Figure 4. Loss with respect to epochs of DeepONet taking y1 as input and y2 as output. |
Some initial conditions were chosen to test and illustrate the result of the model, which are shown in figure 5-7. The red lines were the y2 predicted by y1 which were obtained by numerical method and the black lines were y2 obtained by numerical method.
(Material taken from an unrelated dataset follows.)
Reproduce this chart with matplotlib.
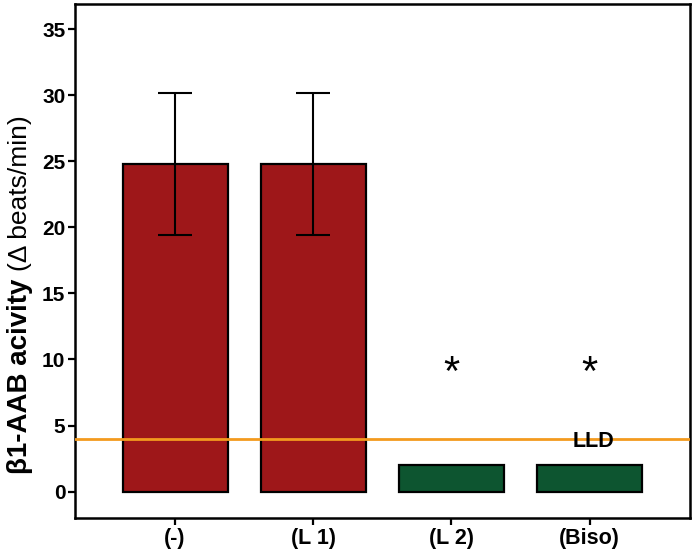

Figure 5. y2 of initial condition (1,0,0) on domain [0,1] generated by numerical method and DeepONet 1->2 with 50000 epochs. |
Figure 6. y2 of initial condition (1,0,0) on domain [0,1] generated by numerical method and DeepONet 1->2 with 80000 epochs. |
Figure 7. y2 of initial condition (0.7,0.2,0.1) on domain [0,1] generated by numerical method and DeepONet 1->2 with 80000 epochs. |
The downtrend of loss for 80000 epochs implies that the model is not overfitting and more epochs are required to reach its best. According to the results in figures 5 and 6 of 50000 epochs and 80000 epochs with initial condition {1,0,0}, the result predicted by the DeepONet agrees more and more with the result from the numerical method as the epochs increase. The results predicted by DeepONet are basically consistent with the numerical results according to figures 6 and 7. There are also some limitations. The predicted results oscillate around the extreme point which is not smooth as the numerical results. There is also incongruity at the beginning points. The overall behavior of the comparison between predicted solutions by DeepONets and numerical methods indicates there is every reason to believe that operator between these solutions exists and is well modeled by DeepONet.
4. Conclusion
In this paper, the feasibility of the proposed DeepM&M-wise net in solving certain DE systems is verified. The relationship among solutions of a certain ODE system is tested to exist and they can be well modeled by DeepONets. Further work is required in terms of obtaining the best DeepONet models and testing the final proposed model. The best model needs to be obtained by increasing the number of epochs for all the DeepONets. Then train and test the proposed DeepM&M-wise net after obtaining all the building blocks.